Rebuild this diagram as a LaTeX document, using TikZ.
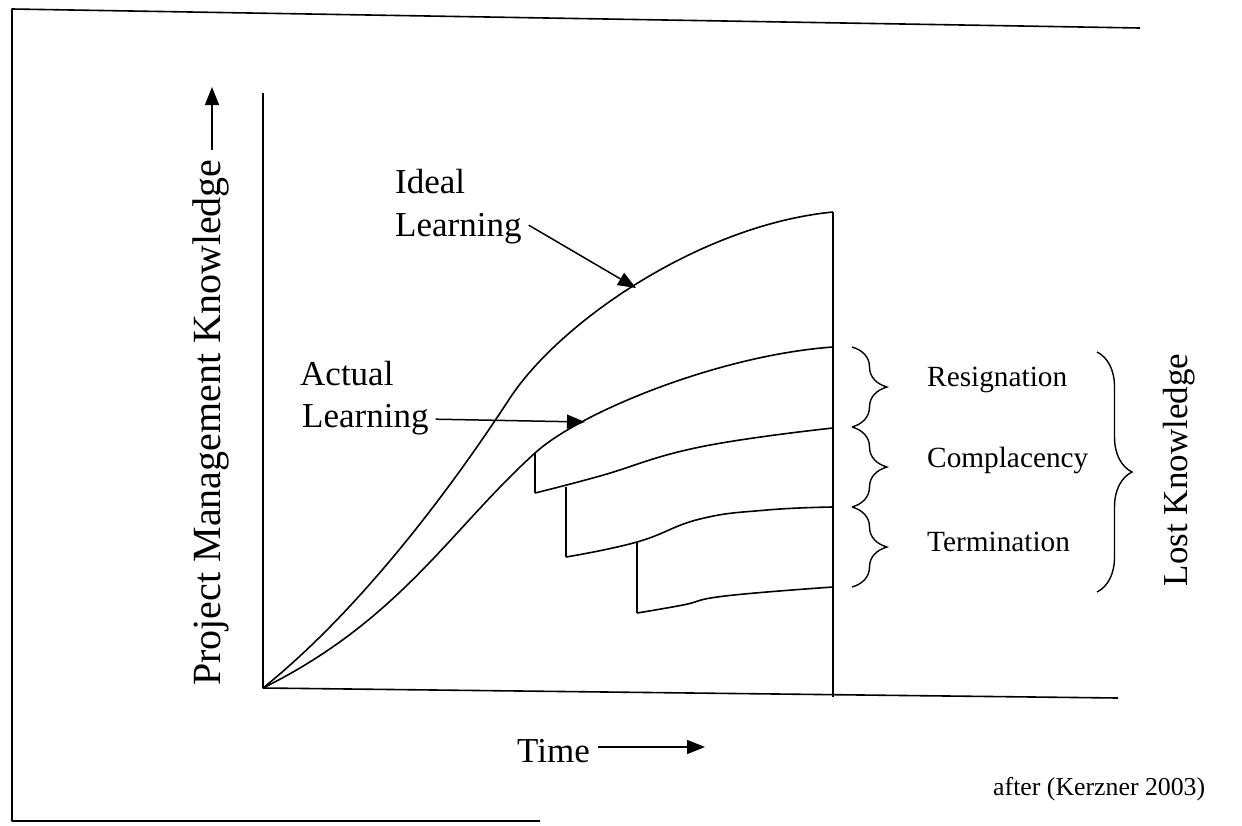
\documentclass[tikz,border=0pt]{standalone}
\usepackage{fontspec}
\setmainfont{Liberation Serif}
\usetikzlibrary{arrows.meta,decorations.pathreplacing}
\begin{document}
\begin{tikzpicture}[x=1pt,y=-1pt,
  line/.style={line width=1.6pt, line join=round},
  arr/.style={line width=1.5pt, -{Triangle[length=18pt,width=14pt]}},
  brc/.style={line width=1.4pt, decorate, decoration={brace, amplitude=35pt}},
  big/.style={font=\fontsize{35}{42}\selectfont, inner sep=0pt},
  ylab/.style={font=\fontsize{40}{48}\selectfont, inner sep=0pt},
  mid/.style={font=\fontsize{29.3}{35}\selectfont, inner sep=0pt},
  small/.style={font=\fontsize{25.8}{30}\selectfont, inner sep=0pt}]
\useasboundingbox (0,0) rectangle (1242,825);
% frame
\draw[line] (1140,28) -- (12,9) -- (12,821) -- (540,821);
% axes
\coordinate (O) at (263,688);
\coordinate (ytop) at (263,93);
\coordinate (xend) at (1118,698);
\draw[line] (ytop) -- (O) -- (xend);
\coordinate (vtop) at (833,212);
\coordinate (vbot) at (833,697);
\draw[line] (vtop) -- (vbot);
% ideal curve
\coordinate (I1) at (510,398);
\draw[line] (O) .. controls (360,610) and (450,490) .. (I1)
                .. controls (560,322) and (700,225) .. (vtop);
% actual curve
\coordinate (A1) at (535,453);
\coordinate (A2) at (833,347);
\draw[line] (O) .. controls (400,620) and (450,530) .. (A1)
                .. controls (580,412) and (720,355) .. (A2);
% step 1
\draw[line] (A1) -- (535,493);
\draw[line] plot[smooth, tension=0.75] coordinates {(535,493) (600,476) (700,447) (833,428)};
% step 2
\draw[line] (566,487) -- (566,557);
\draw[line] plot[smooth, tension=0.75] coordinates {(566,557) (637,542) (700,519) (767,510) (833,507)};
% step 3
\draw[line] (637,542) -- (637,613);
\draw[line] plot[smooth, tension=0.75] coordinates {(637,613) (683,605) (725,596) (833,587)};
% labels
\node[big, anchor=base west] (idealA) at (395,193) {Ideal};
\node[big, anchor=base west] (idealB) at (395,236) {Learning};
\coordinate (tipI) at (636,288);
\draw[arr] ([xshift=7pt,yshift=3pt]idealB.east) -- (tipI);
\node[big, anchor=base west] (actA) at (300,385) {Actual};
\node[big, anchor=base west] (actB) at (302,427) {Learning};
\coordinate (tipA) at (585,422);
\draw[arr] ([xshift=7pt]actB.east) -- (tipA);
% y label
\node[ylab, rotate=90, anchor=base west] (ylab) at (220,686) {Project Management Knowledge};
\coordinate (yarrB) at (212,150);
\coordinate (yarrT) at (212,87);
\draw[arr] (yarrB) -- (yarrT);
% x label
\node[big, anchor=base west] (time) at (517,762) {Time};
\coordinate (tarr) at (705,747);
\draw[arr] (time.east |- tarr) ++(8,0) -- (tarr);
% braces
\draw[brc] (852,347) -- (852,427);
\draw[brc] (852,427) -- (852,507);
\draw[brc] (852,507) -- (852,587);
\draw[brc] (1097,352) -- (1097,592);
\node[mid, anchor=base west] (res) at (927,386) {Resignation};
\node[mid, anchor=base west] (com) at (927,467) {Complacency};
\node[mid, anchor=base west] (ter) at (927,551) {Termination};
\node[big, rotate=90, anchor=base] (lost) at (1187,470) {Lost Knowledge};
\node[small, anchor=base west] (src) at (993,795) {after (Kerzner 2003)};
\end{tikzpicture}
\end{document}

━━━━━━

_Exercise_
Restate the whole listing above exactly, please, omitting every image.

_Complete answer_
Rebuild this diagram as a LaTeX document, using TikZ.
\documentclass[tikz,border=0pt]{standalone}
\usepackage{fontspec}
\setmainfont{Liberation Serif}
\usetikzlibrary{arrows.meta,decorations.pathreplacing}
\begin{document}
\begin{tikzpicture}[x=1pt,y=-1pt,
  line/.style={line width=1.6pt, line join=round},
  arr/.style={line width=1.5pt, -{Triangle[length=18pt,width=14pt]}},
  brc/.style={line width=1.4pt, decorate, decoration={brace, amplitude=35pt}},
  big/.style={font=\fontsize{35}{42}\selectfont, inner sep=0pt},
  ylab/.style={font=\fontsize{40}{48}\selectfont, inner sep=0pt},
  mid/.style={font=\fontsize{29.3}{35}\selectfont, inner sep=0pt},
  small/.style={font=\fontsize{25.8}{30}\selectfont, inner sep=0pt}]
\useasboundingbox (0,0) rectangle (1242,825);
% frame
\draw[line] (1140,28) -- (12,9) -- (12,821) -- (540,821);
% axes
\coordinate (O) at (263,688);
\coordinate (ytop) at (263,93);
\coordinate (xend) at (1118,698);
\draw[line] (ytop) -- (O) -- (xend);
\coordinate (vtop) at (833,212);
\coordinate (vbot) at (833,697);
\draw[line] (vtop) -- (vbot);
% ideal curve
\coordinate (I1) at (510,398);
\draw[line] (O) .. controls (360,610) and (450,490) .. (I1)
                .. controls (560,322) and (700,225) .. (vtop);
% actual curve
\coordinate (A1) at (535,453);
\coordinate (A2) at (833,347);
\draw[line] (O) .. controls (400,620) and (450,530) .. (A1)
                .. controls (580,412) and (720,355) .. (A2);
% step 1
\draw[line] (A1) -- (535,493);
\draw[line] plot[smooth, tension=0.75] coordinates {(535,493) (600,476) (700,447) (833,428)};
% step 2
\draw[line] (566,487) -- (566,557);
\draw[line] plot[smooth, tension=0.75] coordinates {(566,557) (637,542) (700,519) (767,510) (833,507)};
% step 3
\draw[line] (637,542) -- (637,613);
\draw[line] plot[smooth, tension=0.75] coordinates {(637,613) (683,605) (725,596) (833,587)};
% labels
\node[big, anchor=base west] (idealA) at (395,193) {Ideal};
\node[big, anchor=base west] (idealB) at (395,236) {Learning};
\coordinate (tipI) at (636,288);
\draw[arr] ([xshift=7pt,yshift=3pt]idealB.east) -- (tipI);
\node[big, anchor=base west] (actA) at (300,385) {Actual};
\node[big, anchor=base west] (actB) at (302,427) {Learning};
\coordinate (tipA) at (585,422);
\draw[arr] ([xshift=7pt]actB.east) -- (tipA);
% y label
\node[ylab, rotate=90, anchor=base west] (ylab) at (220,686) {Project Management Knowledge};
\coordinate (yarrB) at (212,150);
\coordinate (yarrT) at (212,87);
\draw[arr] (yarrB) -- (yarrT);
% x label
\node[big, anchor=base west] (time) at (517,762) {Time};
\coordinate (tarr) at (705,747);
\draw[arr] (time.east |- tarr) ++(8,0) -- (tarr);
% braces
\draw[brc] (852,347) -- (852,427);
\draw[brc] (852,427) -- (852,507);
\draw[brc] (852,507) -- (852,587);
\draw[brc] (1097,352) -- (1097,592);
\node[mid, anchor=base west] (res) at (927,386) {Resignation};
\node[mid, anchor=base west] (com) at (927,467) {Complacency};
\node[mid, anchor=base west] (ter) at (927,551) {Termination};
\node[big, rotate=90, anchor=base] (lost) at (1187,470) {Lost Knowledge};
\node[small, anchor=base west] (src) at (993,795) {after (Kerzner 2003)};
\end{tikzpicture}
\end{document}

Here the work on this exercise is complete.